• [PROVIDED DATA]:

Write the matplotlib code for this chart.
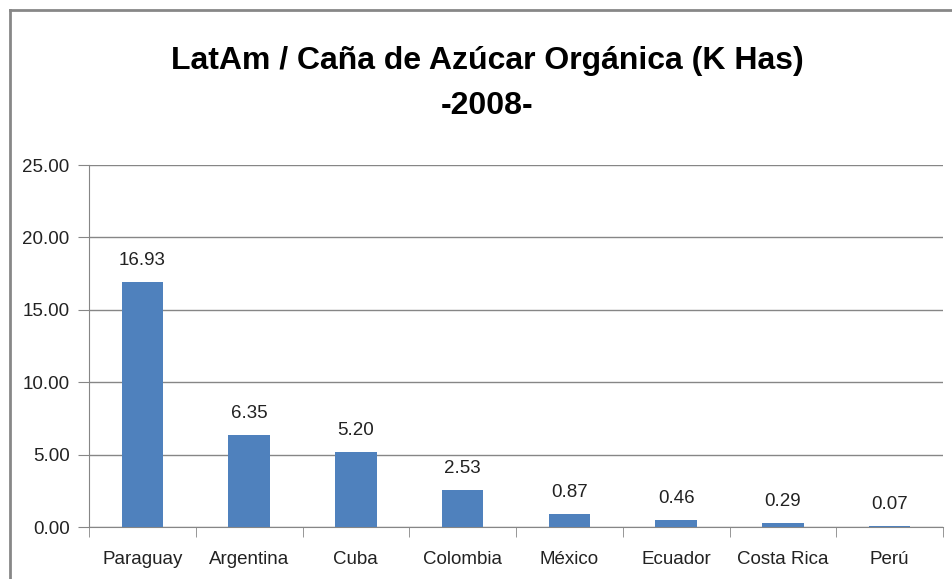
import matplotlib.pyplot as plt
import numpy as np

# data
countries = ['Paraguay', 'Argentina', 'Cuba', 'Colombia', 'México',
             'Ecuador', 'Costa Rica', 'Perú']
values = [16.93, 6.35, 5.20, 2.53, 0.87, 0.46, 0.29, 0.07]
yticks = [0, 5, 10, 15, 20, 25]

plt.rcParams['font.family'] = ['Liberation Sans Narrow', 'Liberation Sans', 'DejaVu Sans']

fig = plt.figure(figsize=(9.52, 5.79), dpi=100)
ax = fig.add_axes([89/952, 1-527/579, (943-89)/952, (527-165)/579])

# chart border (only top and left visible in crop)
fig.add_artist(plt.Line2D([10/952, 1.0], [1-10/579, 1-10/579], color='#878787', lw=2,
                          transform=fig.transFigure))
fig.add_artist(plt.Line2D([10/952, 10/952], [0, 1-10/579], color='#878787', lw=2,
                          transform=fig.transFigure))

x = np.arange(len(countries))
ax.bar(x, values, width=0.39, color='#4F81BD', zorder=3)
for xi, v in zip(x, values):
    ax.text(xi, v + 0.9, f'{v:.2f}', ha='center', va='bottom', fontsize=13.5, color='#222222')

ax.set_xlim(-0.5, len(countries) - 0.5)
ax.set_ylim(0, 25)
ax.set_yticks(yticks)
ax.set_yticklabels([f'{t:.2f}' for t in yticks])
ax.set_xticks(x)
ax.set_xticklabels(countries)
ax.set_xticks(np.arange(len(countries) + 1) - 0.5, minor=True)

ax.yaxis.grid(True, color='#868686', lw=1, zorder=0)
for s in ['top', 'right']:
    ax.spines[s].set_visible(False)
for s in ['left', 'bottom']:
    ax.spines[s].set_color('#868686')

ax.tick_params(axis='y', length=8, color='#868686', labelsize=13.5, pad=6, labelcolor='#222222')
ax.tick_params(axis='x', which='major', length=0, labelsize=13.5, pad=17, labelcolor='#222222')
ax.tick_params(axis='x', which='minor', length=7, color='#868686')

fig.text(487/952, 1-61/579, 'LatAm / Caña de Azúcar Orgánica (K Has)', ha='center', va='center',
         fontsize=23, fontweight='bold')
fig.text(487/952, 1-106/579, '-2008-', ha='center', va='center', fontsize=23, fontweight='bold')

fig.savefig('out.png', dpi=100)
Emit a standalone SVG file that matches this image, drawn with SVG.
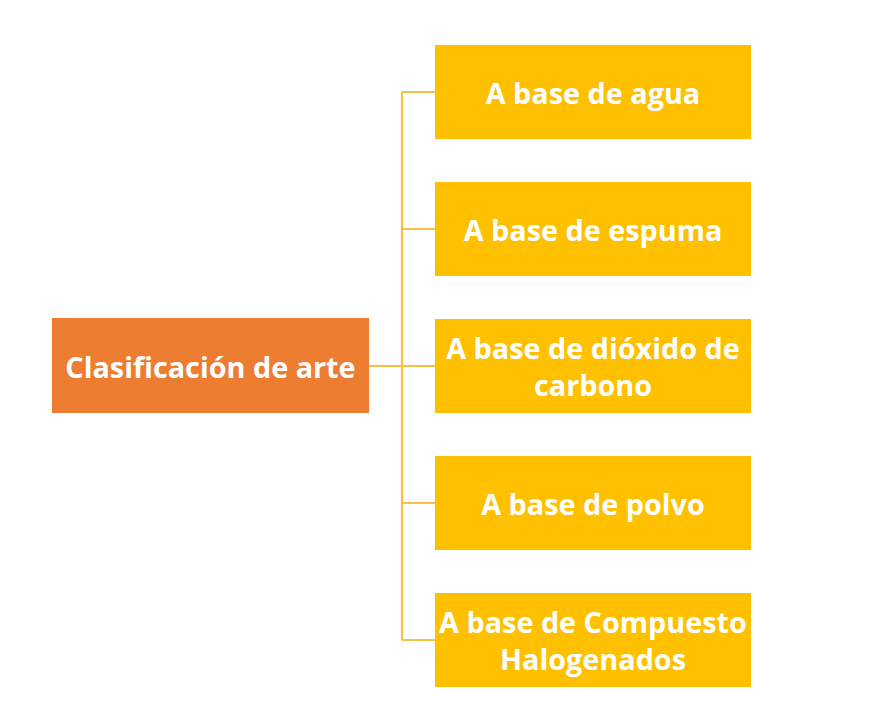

• [STATED TASK]:
Reply with nothing except the number of lines in the listing above that include "this".

• [RESPONSE BELOW]:
2